In modern terms, the first two laws would be formulated in the following way:
First law: When viewed in an inertial reference frame, an object either remains at rest or continues to move at a constant velocity, unless acted upon by a net force.
Second law:    In an inertial reference frame, the vector sum of the forces F on an object is equal to the time derivative of its momentum: $\vec F= \dot{\vec{p}}$.
Notice the first words in the statement of the second law: in an inertial reference frame. But what is an inertial reference frame? It is that which is defined by the first law. So, in modern terms, we would say that the first law defines the inertial reference frames, while the second law tells us how motion (momentum) and force are related in such frames.
Could we include fictitious forces in the second law to get rid of the first? Maybe. But this is not how Newton formulated the laws, and could result in a lot of complications.

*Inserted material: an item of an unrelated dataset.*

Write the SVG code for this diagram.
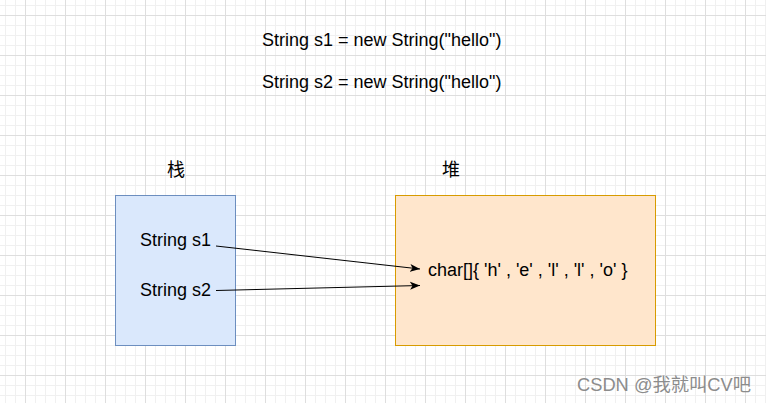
<svg xmlns="http://www.w3.org/2000/svg" width="766" height="403" viewBox="0 0 766 403">
  <defs>
    <pattern id="minor" x="5" y="5" width="10" height="10" patternUnits="userSpaceOnUse">
      <path d="M 0 0.5 H 10 M 0.5 0 V 10" fill="none" stroke="#f0f0f0" stroke-width="1"/>
    </pattern>
    <pattern id="major" x="25" y="15" width="40" height="40" patternUnits="userSpaceOnUse">
      <path d="M 0 0.5 H 40 M 0.5 0 V 40" fill="none" stroke="#dedede" stroke-width="1"/>
    </pattern>
    <marker id="arrow" viewBox="0 0 10 10" refX="10" refY="5" markerWidth="10" markerHeight="10" markerUnits="userSpaceOnUse" orient="auto">
      <path d="M0,1 L10,5 L0,9 L2.5,5 Z" fill="#000"/>
    </marker>
    <style>
      .t { font-family: "Liberation Sans", Arial, "Noto Sans CJK SC", sans-serif; font-size: 18px; fill: #000; }
      .cjk { font-family: "Noto Sans CJK SC", sans-serif; font-size: 18px; fill: #000; }
      .edge { fill: none; stroke: #000; stroke-width: 1; marker-end: url(#arrow); }
      .wm { font-family: "Liberation Sans", Arial, "Noto Sans CJK SC", sans-serif; font-size: 18.3px; fill: #8c8c8c; }
    </style>
  </defs>
  <rect width="766" height="403" fill="#ffffff"/>
  <rect width="766" height="403" fill="url(#minor)"/>
  <rect width="766" height="403" fill="url(#major)"/>

  <g id="title">
    <text class="t" x="262" y="46">String s1 = new String("hello")</text>
    <text class="t" x="262" y="88">String s2 = new String("hello")</text>
  </g>

  <g id="stack">
    <text class="cjk" x="176" y="176" text-anchor="middle">栈</text>
    <rect x="115.5" y="195.5" width="120" height="150" fill="#dae8fc" stroke="#6c8ebf"/>
    <text class="t" x="140" y="246">String s1</text>
    <text class="t" x="140" y="296">String s2</text>
  </g>

  <g id="heap">
    <text class="cjk" x="451" y="176" text-anchor="middle">堆</text>
    <rect x="395.5" y="195.5" width="260" height="150" fill="#ffe6cc" stroke="#d79b00"/>
    <text class="t" x="428" y="276">char[]{ 'h' , 'e' , 'l' , 'l' , 'o' }</text>
  </g>

  <g id="connectors">
    <path class="edge" d="M 216 246 L 420 269"/>
    <path class="edge" d="M 216 290.5 L 420 285.5"/>
  </g>

  <text class="wm" x="577" y="391">CSDN @我就叫CV吧</text>
</svg>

For a nice discussion, see this article.


*

*The 3rd law does not follow from the second, either
If we consider a system of two point masses on which no external force is acting, we have, from the 2nd law (let's drop the vector notation for simplicity):
$$F=\frac{d}{dt} (p_1+p_2) =0 \to \frac{dp_1}{dt}+\frac{dp_2}{dt} = 0\\ \to F_1 = - F_2$$
Let's indicate with the notation $F_{ij}$ the force caused on particle $i$ by particle $j$. Since there is no external force, the force acting on particle 1 can come only from particle 2: $F_1=F_{12}$. The same is true for particle 2, so that we obtain
$$F_{12}=-F_{21}$$
So we were able to derive the 3rd law from the 2nd!
...Weren't we?
No. Consider now three particles: we would get
$$F_1+F_2+F_3 =0 \to (F_{12}+F_{13})+(F_{21}+F_{23})+(F_{31}+F_{32})=0$$
That is to say
$$\sum_{ij} F_{ij}=0$$
Of course, $F_{ij}=-F_{ji}$ (Newton's third law) is a solution of this equation...but it is not the only one!
So, Newton's third law is not a consequence of the second.